====== PROVIDED MATERIAL
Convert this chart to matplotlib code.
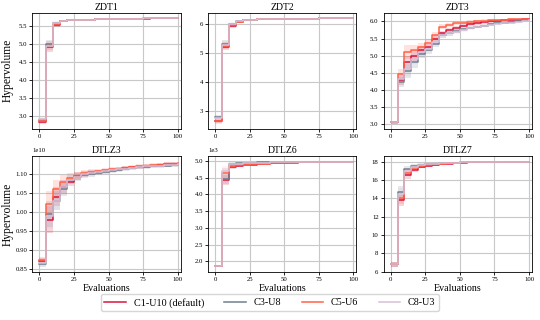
import matplotlib
matplotlib.use("Agg")
import matplotlib.pyplot as plt
from matplotlib.ticker import MultipleLocator
import numpy as np

plt.rcParams['font.family'] = ['Liberation Serif', 'DejaVu Serif']
plt.rcParams['mathtext.fontset'] = 'stix'

evaluations = [0, 5, 10, 15, 20, 25, 30, 35, 40, 45, 50, 55, 60, 65, 70, 75, 80, 85, 90, 95, 100]
labels = ["C1-U10 (default)", "C3-U8", "C5-U6", "C8-U3"]
colors = ["#DC143C", "#708090", "#FF6347", "#D8BFD8"]
titles = ["ZDT1", "ZDT2", "ZDT3", "DTLZ3", "DTLZ6", "DTLZ7"]

zdt1_c1 = [2.83, 4.90, 5.52, 5.63, 5.66, 5.67, 5.68, 5.68, 5.69, 5.69, 5.69, 5.70, 5.70, 5.70, 5.70, 5.70, 5.71, 5.71, 5.71, 5.71, 5.71]
zdt1_c3 = [2.88, 5.00, 5.57, 5.64, 5.66, 5.67, 5.68, 5.68, 5.69, 5.69, 5.70, 5.70, 5.70, 5.70, 5.70, 5.71, 5.71, 5.71, 5.71, 5.71, 5.71]
zdt1_c5 = [2.85, 4.95, 5.55, 5.63, 5.66, 5.67, 5.68, 5.68, 5.69, 5.69, 5.69, 5.70, 5.70, 5.70, 5.70, 5.70, 5.71, 5.71, 5.71, 5.71, 5.71]
zdt1_c8 = [2.90, 4.95, 5.58, 5.64, 5.66, 5.67, 5.68, 5.68, 5.69, 5.69, 5.70, 5.70, 5.70, 5.70, 5.70, 5.71, 5.71, 5.71, 5.71, 5.71, 5.71]
zdt1_sd = [0.05, 0.12, 0.05, 0.03, 0.02, 0.01, 0.01, 0.01, 0.01, 0.01, 0.01, 0.01, 0.01, 0.01, 0.01, 0.01, 0.01, 0.01, 0.01, 0.01, 0.01]

zdt2_c1 = [2.65, 5.22, 5.95, 6.10, 6.15, 6.17, 6.18, 6.18, 6.19, 6.19, 6.20, 6.20, 6.20, 6.20, 6.20, 6.21, 6.21, 6.21, 6.21, 6.21, 6.21]
zdt2_c3 = [2.78, 5.33, 6.00, 6.11, 6.15, 6.17, 6.18, 6.18, 6.19, 6.19, 6.20, 6.20, 6.20, 6.20, 6.20, 6.21, 6.21, 6.21, 6.21, 6.21, 6.21]
zdt2_c5 = [2.62, 5.25, 5.98, 6.10, 6.15, 6.17, 6.18, 6.18, 6.19, 6.19, 6.20, 6.20, 6.20, 6.20, 6.20, 6.21, 6.21, 6.21, 6.21, 6.21, 6.21]
zdt2_c8 = [2.75, 5.30, 6.02, 6.11, 6.15, 6.17, 6.18, 6.18, 6.19, 6.19, 6.20, 6.20, 6.20, 6.20, 6.20, 6.21, 6.21, 6.21, 6.21, 6.21, 6.21]
zdt2_sd = [0.07, 0.12, 0.06, 0.03, 0.02, 0.01, 0.01, 0.01, 0.01, 0.01, 0.01, 0.01, 0.01, 0.01, 0.01, 0.01, 0.01, 0.01, 0.01, 0.01, 0.01]

zdt3_c1 = [3.05, 4.28, 4.80, 5.00, 5.15, 5.25, 5.50, 5.65, 5.75, 5.80, 5.88, 5.92, 5.95, 5.98, 6.00, 6.02, 6.03, 6.04, 6.05, 6.06, 6.07]
zdt3_c3 = [3.05, 4.23, 4.55, 4.80, 5.05, 5.15, 5.35, 5.60, 5.65, 5.72, 5.78, 5.82, 5.85, 5.88, 5.92, 5.95, 5.97, 5.99, 6.01, 6.03, 6.05]
zdt3_c5 = [3.05, 4.45, 5.10, 5.15, 5.25, 5.38, 5.60, 5.85, 5.90, 5.95, 5.97, 5.99, 6.00, 6.02, 6.03, 6.04, 6.05, 6.06, 6.07, 6.07, 6.08]
zdt3_c8 = [3.05, 4.30, 4.60, 4.90, 5.10, 5.20, 5.40, 5.60, 5.65, 5.70, 5.75, 5.80, 5.84, 5.87, 5.90, 5.93, 5.95, 5.97, 5.99, 6.01, 6.03]
zdt3_sd = [0.04, 0.15, 0.20, 0.15, 0.12, 0.10, 0.10, 0.08, 0.07, 0.06, 0.05, 0.05, 0.04, 0.04, 0.04, 0.03, 0.03, 0.03, 0.02, 0.02, 0.02]

dtlz3_c1 = [0.872, 0.980, 1.040, 1.065, 1.080, 1.095, 1.100, 1.103, 1.105, 1.108, 1.110, 1.113, 1.115, 1.117, 1.119, 1.120, 1.122, 1.123, 1.125, 1.126, 1.127]
dtlz3_c3 = [0.865, 0.995, 1.030, 1.060, 1.085, 1.092, 1.098, 1.100, 1.103, 1.106, 1.108, 1.110, 1.113, 1.115, 1.117, 1.119, 1.120, 1.121, 1.122, 1.123, 1.124]
dtlz3_c5 = [0.875, 1.020, 1.060, 1.080, 1.090, 1.095, 1.103, 1.105, 1.107, 1.110, 1.112, 1.114, 1.116, 1.118, 1.120, 1.121, 1.123, 1.124, 1.125, 1.127, 1.128]
dtlz3_c8 = [0.868, 0.990, 1.030, 1.065, 1.085, 1.093, 1.100, 1.103, 1.105, 1.108, 1.110, 1.112, 1.114, 1.116, 1.118, 1.120, 1.121, 1.122, 1.123, 1.124, 1.125]
dtlz3_sd = [0.008, 0.035, 0.025, 0.018, 0.012, 0.010, 0.008, 0.007, 0.006, 0.006, 0.005, 0.005, 0.005, 0.005, 0.005, 0.005, 0.005, 0.005, 0.005, 0.005, 0.005]

dtlz6_c1 = [1.87, 4.42, 4.82, 4.85, 4.87, 4.89, 4.90, 4.92, 4.93, 4.94, 4.95, 4.95, 4.96, 4.96, 4.96, 4.96, 4.96, 4.97, 4.97, 4.97, 4.97]
dtlz6_c3 = [1.87, 4.45, 4.92, 4.93, 4.94, 4.95, 4.96, 4.96, 4.97, 4.97, 4.97, 4.97, 4.97, 4.98, 4.98, 4.98, 4.98, 4.98, 4.98, 4.98, 4.98]
dtlz6_c5 = [1.87, 4.65, 4.85, 4.87, 4.88, 4.90, 4.91, 4.92, 4.93, 4.94, 4.95, 4.95, 4.96, 4.96, 4.96, 4.96, 4.97, 4.97, 4.97, 4.97, 4.97]
dtlz6_c8 = [1.87, 4.70, 4.90, 4.92, 4.93, 4.94, 4.95, 4.95, 4.96, 4.96, 4.96, 4.96, 4.97, 4.97, 4.97, 4.97, 4.97, 4.97, 4.97, 4.97, 4.97]
dtlz6_sd = [0.03, 0.15, 0.05, 0.03, 0.02, 0.02, 0.01, 0.01, 0.01, 0.01, 0.01, 0.01, 0.01, 0.01, 0.01, 0.01, 0.01, 0.01, 0.01, 0.01, 0.01]

dtlz7_c1 = [6.80, 13.8, 16.5, 17.1, 17.4, 17.55, 17.65, 17.72, 17.78, 17.83, 17.87, 17.90, 17.92, 17.94, 17.95, 17.96, 17.97, 17.98, 17.99, 18.00, 18.00]
dtlz7_c3 = [6.80, 14.7, 17.2, 17.5, 17.65, 17.72, 17.78, 17.82, 17.86, 17.89, 17.91, 17.93, 17.94, 17.95, 17.96, 17.97, 17.98, 17.99, 17.99, 18.00, 18.00]
dtlz7_c5 = [6.80, 14.0, 16.8, 17.3, 17.5, 17.60, 17.70, 17.76, 17.81, 17.85, 17.88, 17.91, 17.93, 17.94, 17.95, 17.96, 17.97, 17.98, 17.99, 18.00, 18.00]
dtlz7_c8 = [6.80, 14.5, 17.0, 17.4, 17.6, 17.70, 17.76, 17.80, 17.84, 17.87, 17.90, 17.92, 17.94, 17.95, 17.96, 17.97, 17.98, 17.99, 17.99, 18.00, 18.00]
dtlz7_sd = [0.25, 0.60, 0.35, 0.20, 0.15, 0.10, 0.08, 0.06, 0.05, 0.05, 0.04, 0.04, 0.03, 0.03, 0.03, 0.03, 0.03, 0.03, 0.03, 0.03, 0.03]

panels = [
    ([zdt1_c1, zdt1_c3, zdt1_c5, zdt1_c8], zdt1_sd, 1.0),
    ([zdt2_c1, zdt2_c3, zdt2_c5, zdt2_c8], zdt2_sd, 1.0),
    ([zdt3_c1, zdt3_c3, zdt3_c5, zdt3_c8], zdt3_sd, 1.0),
    ([dtlz3_c1, dtlz3_c3, dtlz3_c5, dtlz3_c8], dtlz3_sd, 1e10),
    ([dtlz6_c1, dtlz6_c3, dtlz6_c5, dtlz6_c8], dtlz6_sd, 1e3),
    ([dtlz7_c1, dtlz7_c3, dtlz7_c5, dtlz7_c8], dtlz7_sd, 1.0),
]
y_steps = [0.5, 1.0, 0.5, 0.05e10, 0.5e3, 2.0]

fig, axes = plt.subplots(2, 3, figsize=(5.4, 3.2), dpi=100)
fig.subplots_adjust(left=0.06, right=0.985, top=0.96, bottom=0.15, wspace=0.185, hspace=0.235)

x = np.array(evaluations)
handles = []
for i, (ax, (series, sd, scale)) in enumerate(zip(axes.flat, panels)):
    sdv = np.array(sd) * scale
    for s, c, lab in zip(series, colors, labels):
        y = np.array(s) * scale
        ax.fill_between(x, y - sdv, y + sdv, step='post', color=c, alpha=0.18, linewidth=0)
        h, = ax.plot(x, y, drawstyle='steps-post', color=c, linewidth=1.1, label=lab)
        if i == 0:
            handles.append(h)
    ax.set_title(titles[i], fontsize=7, pad=2)
    ax.set_xlim(-5, 102)
    ax.set_xticks([0, 25, 50, 75, 100])
    ax.yaxis.set_major_locator(MultipleLocator(y_steps[i]))
    ax.grid(True, color='#c8c8c8', linewidth=0.8)
    ax.set_axisbelow(True)
    ax.tick_params(labelsize=4.9, length=2.5, width=0.6, pad=1.2)
    ax.ticklabel_format(axis='y', style='sci', scilimits=(-3, 3))
    ax.yaxis.get_offset_text().set_fontsize(4.9)
    for sp in ax.spines.values():
        sp.set_linewidth(0.6)
    if i % 3 == 0:
        ax.set_ylabel("Hypervolume", fontsize=8.3)
        ax.yaxis.set_label_coords(-0.128, 0.5)
    if i >= 3:
        ax.set_xlabel("Evaluations", fontsize=7.2, labelpad=1)

fig.legend(handles=handles, labels=labels, loc='lower center', ncol=4,
           bbox_to_anchor=(0.5, 0.012), fontsize=7.3, frameon=True,
           handlelength=2.1, columnspacing=2.0, borderpad=0.35, handletextpad=0.8)

fig.savefig("out.png", dpi=100)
============
### WORK REQUIRED
Exactly as they appear, print the lines of the listing above from its first line through the line that contains "plt.rcParams['mathtext.fontset'] = 'stix'", minus the pictures.

### RESPONSE TO THIS TASK
Convert this chart to matplotlib code.
import matplotlib
matplotlib.use("Agg")
import matplotlib.pyplot as plt
from matplotlib.ticker import MultipleLocator
import numpy as np

plt.rcParams['font.family'] = ['Liberation Serif', 'DejaVu Serif']
plt.rcParams['mathtext.fontset'] = 'stix'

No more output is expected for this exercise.